Pfizer discontinued its marketing programme for Neurontin in 2004 after the drug became available as a generic. That same year, the company paid $430 million to settle federal criminal and civil claims that one of its subsidiaries had promoted the drug for unapproved uses.
In 2009, Pfizer was fined $2.3 billion, then the largest healthcare fraud settlement and the largest criminal fine ever imposed in the US Pfizer pleaded guilty to misbranding the painkiller Bextra with “the intent to defraud or mislead,” promoting the drug to treat acute pain at dosages the FDA had previously deemed dangerously high.
The government alleged that Pfizer had paid kickbacks to compliant doctors and also promoted three other drugs illegally: the antipsychotic Geodon, an antibiotic Zyvox and the antiepileptic drug Lyrica.
In 2009, Pfizer paid $750 million to settle 35,000 claims that its drug, Rezulin, was responsible for 63 deaths and dozens of liver failures. Rezulin’s withdrawal from the US market on March 21, 2000, followed negotiations between the drug’s manufacturer and the FDA.
Senior FDA officials had long stood behind the drug despite a mounting death toll and Rezulin’s absence of proven life-saving benefits. The position of the FDA officials stood in contrast to their counterparts in Britain, where Rezulin was removed effectively on December 1, 1997.

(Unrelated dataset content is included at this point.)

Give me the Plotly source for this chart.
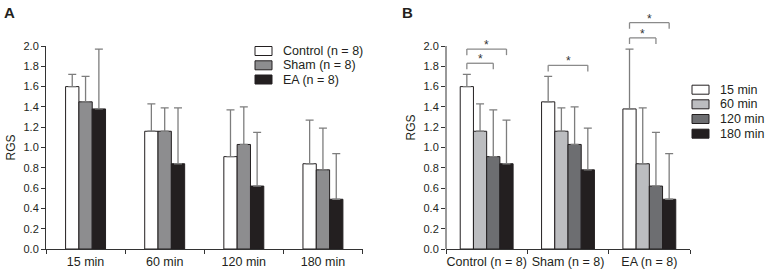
import plotly.graph_objects as go

# ---------------- data ----------------
times = ["15 min", "60 min", "120 min", "180 min"]
groups = ["Control (n = 8)", "Sham (n = 8)", "EA (n = 8)"]

control_mean = [1.60, 1.16, 0.91, 0.84]
sham_mean = [1.45, 1.16, 1.03, 0.78]
ea_mean = [1.38, 0.84, 0.62, 0.49]

control_sd = [0.12, 0.27, 0.46, 0.43]
sham_sd = [0.25, 0.23, 0.37, 0.41]
ea_sd = [0.59, 0.55, 0.53, 0.45]

y_ticks = [0.0, 0.2, 0.4, 0.6, 0.8, 1.0, 1.2, 1.4, 1.6, 1.8, 2.0]

# significance brackets in panel B: group index, from time index, to time index, level
bracket_group = [0, 0, 1, 2, 2]
bracket_from = [0, 0, 0, 0, 0]
bracket_to = [2, 3, 3, 2, 3]
bracket_level = [1.83, 1.97, 1.81, 2.08, 2.23]

# ---------------- style ----------------
FONT = "Liberation Sans, Arial, sans-serif"
INK = "#231f20"
group_colors = ["#ffffff", "#8d8d8f", INK]
time_colors = ["#ffffff", "#bcbdc0", "#6d6e71", INK]
ERR = "#7d7d7d"

W_FIG, H_FIG = 765, 273
ML, MR, MT, MB = 46, 75, 6, 24
PW = W_FIG - ML - MR
PH = H_FIG - MT - MB
A_END_PX = 362.5
B_START_PX = 446
A_TOP_PX = 46
bottom_px = H_FIG - MB

a_ytop = (bottom_px - A_TOP_PX) / PH
b_range_top = y_ticks[-1] / a_ytop

gap_a = 0.495
gap_b = 0.35


def px_x(px):
    return (px - ML) / PW


def px_y(py):
    return (bottom_px - py) / PH


fig = go.Figure()

means = [control_mean, sham_mean, ea_mean]
sds = [control_sd, sham_sd, ea_sd]

# Panel A: groups as series, times as categories
gw_a = 1 - gap_a
bw_a = gw_a / len(groups)
for g in range(len(groups)):
    fig.add_trace(go.Bar(
        x=times, y=means[g], name=groups[g],
        width=bw_a, offset=-gw_a / 2 + bw_a * g,
        marker=dict(color=group_colors[g], line=dict(color=INK, width=1)),
        error_y=dict(type="data", array=sds[g], arrayminus=[0] * len(times),
                     symmetric=False, color=ERR, thickness=1.3, width=4),
        xaxis="x", yaxis="y", showlegend=False,
    ))

# Panel B: times as series, groups as categories
gw_b = 1 - gap_b
bw_b = gw_b / len(times)
for t in range(len(times)):
    fig.add_trace(go.Bar(
        x=groups, y=[means[g][t] for g in range(len(groups))], name=times[t],
        width=bw_b, offset=-gw_b / 2 + bw_b * t,
        marker=dict(color=time_colors[t], line=dict(color=INK, width=1)),
        error_y=dict(type="data", array=[sds[g][t] for g in range(len(groups))],
                     arrayminus=[0] * len(groups), symmetric=False,
                     color=ERR, thickness=1.3, width=4),
        xaxis="x2", yaxis="y2", showlegend=False,
    ))

shapes = []
annotations = []

# brackets
drop = 0.06
for k in range(len(bracket_group)):
    c = bracket_group[k]
    xa = c - gw_b / 2 + bw_b * (bracket_from[k] + 0.5)
    xb = c - gw_b / 2 + bw_b * (bracket_to[k] + 0.5)
    lv = bracket_level[k]
    for (x0, y0, x1, y1) in [(xa, lv - drop, xa, lv), (xa, lv, xb, lv), (xb, lv, xb, lv - drop)]:
        shapes.append(dict(type="line", xref="x2", yref="y2", x0=x0, y0=y0, x1=x1, y1=y1,
                           line=dict(color="#8a8a8a", width=1.3)))
    annotations.append(dict(x=(xa + xb) / 2, y=lv, xref="x2", yref="y2", text="*",
                            showarrow=False, xanchor="center", yanchor="middle", yshift=4,
                            font=dict(family=FONT, size=12, color="#333333")))

# B y-axis line only up to 2.0
shapes.append(dict(type="line", xref="x2 domain", yref="y2", x0=0, x1=0, y0=0, y1=y_ticks[-1],
                   line=dict(color="#333333", width=1)))

# legend A
leg_a_rows = [51, 65.3, 79.5]
for g in range(len(groups)):
    cy = leg_a_rows[g]
    shapes.append(dict(type="rect", xref="paper", yref="paper",
                       x0=px_x(255), x1=px_x(272), y0=px_y(cy + 4.5), y1=px_y(cy - 4.5),
                       fillcolor=group_colors[g], line=dict(color=INK, width=1)))
    annotations.append(dict(x=px_x(281), y=px_y(cy), xref="paper", yref="paper",
                            text=groups[g], showarrow=False, xanchor="left", yanchor="middle",
                            font=dict(family=FONT, size=12.5, color=INK)))

# legend B
leg_b_rows = [89.7, 104.3, 119.0, 133.7]
for t in range(len(times)):
    cy = leg_b_rows[t]
    shapes.append(dict(type="rect", xref="paper", yref="paper",
                       x0=px_x(692), x1=px_x(709), y0=px_y(cy + 4.5), y1=px_y(cy - 4.5),
                       fillcolor=time_colors[t], line=dict(color=INK, width=1)))
    annotations.append(dict(x=px_x(718), y=px_y(cy), xref="paper", yref="paper",
                            text=times[t], showarrow=False, xanchor="left", yanchor="middle",
                            font=dict(family=FONT, size=12.5, color=INK)))

# panel letters
for letter, lx in [("A", 9), ("B", 407)]:
    annotations.append(dict(x=px_x(lx), y=px_y(13), xref="paper", yref="paper",
                            text="<b>" + letter + "</b>", showarrow=False,
                            xanchor="center", yanchor="middle",
                            font=dict(family=FONT, size=15, color=INK)))

xaxis_common = dict(type="category", showline=True, linecolor="#333333", linewidth=1,
                    ticks="outside", tickson="boundaries", ticklen=4, tickcolor="#333333",
                    tickangle=0, ticklabelstandoff=1,
                    showgrid=False, zeroline=False,
                    tickfont=dict(family=FONT, size=12.5, color=INK))
yaxis_common = dict(tickvals=y_ticks, tickformat=".1f", ticks="outside", ticklen=4,
                    tickcolor="#333333", showgrid=False, zeroline=False,
                    tickfont=dict(family=FONT, size=11, color=INK),
                    title=dict(text="RGS", font=dict(family=FONT, size=12, color=INK),
                               standoff=5))

fig.update_layout(
    width=W_FIG, height=H_FIG,
    margin=dict(l=ML, r=MR, t=MT, b=MB, autoexpand=False),
    paper_bgcolor="white", plot_bgcolor="white",
    barmode="overlay",
    xaxis=dict(domain=[0, px_x(A_END_PX)], anchor="y", range=[-0.5, len(times) - 0.5],
               **xaxis_common),
    yaxis=dict(domain=[0, a_ytop], range=[0, y_ticks[-1]], anchor="x",
               showline=True, linecolor="#333333", linewidth=1, **yaxis_common),
    xaxis2=dict(domain=[px_x(B_START_PX), 1], anchor="y2", range=[-0.5, len(groups) - 0.5],
                **xaxis_common),
    yaxis2=dict(domain=[0, 1], range=[0, b_range_top], anchor="x2", showline=False,
                **yaxis_common),
    shapes=shapes, annotations=annotations,
    showlegend=False,
)

fig.write_html("out.html", config={"displayModeBar": False},
               post_script="document.body.style.margin='0';")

In 2010, Pfizer was ordered to pay $142.1 million in damages for violating federal anti-racketeering law by its fraudulent sale and marketing of Neurontin for uses not approved by the FDA. The jury found that Pfizer’s marketing of Neurontin violated both the Racketeer Influenced and Corrupt Organizations Act and California’s Unfair Competition Law.
In 2010, the New York Times published an article entitled “Pfizer Gives Details on Payments to Doctors.” Pfizer admitted that it paid about $20 million to 4,500 doctors and other medical professionals for consulting and speaking on its behalf in the last six months of 2009.
Pfizer also paid $15.3 million to 250 academic medical centres and other research groups for clinical trials in the same period. The disclosures were required by an agreement that the company signed to settle a federal investigation into the illegal promotion of drugs for off-label uses.
In 2010, Blue Cross Blue Shield filed a lawsuit against Pfizer, accusing the pharmaceutical giant of illegally bribing 5,000 doctors with lavish Caribbean vacations, golf games, massages and other recreational activities to convince doctors to use Bextra for off-label use.
In 2010, leaked cables between Pfizer and US officials in Nigeria showed that Pfizer had hired investigators to unearth evidence of corruption against the Nigerian attorney-general to blackmail him to drop legal action over the controversial 1996 Trovan trial involving children with meningitis.
In 2009, Pfizer agreed to pay $75 million to the families harmed during the 1996 drug trial. Still, the cables suggest that the US drug giant was looking for blackmail to get the Nigerian attorney-general to drop the $6 billion federal suit against Pfizer.
The leaks showed that Pfizer’s investigators were passing ‘damaging’ information to the local media and threatening the attorney-general that much more damaging information would come out if he did not drop the suit. The $6 billion lawsuit was dropped in 2009.
In 2012, the Securities and Exchange Commission charged Pfizer Inc with violating the Foreign Corrupt Practices Act when its subsidiaries bribed doctors and other healthcare professionals employed by foreign governments in Bulgaria, China, Croatia, Czech Republic, Italy, Kazakhstan, Russia and Serbia to win business.
According to the Securities and Exchange Commission, employees of Pfizer’s subsidiaries authorised and made cash payments and provided other incentives to bribe government doctors to utilise Pfizer products.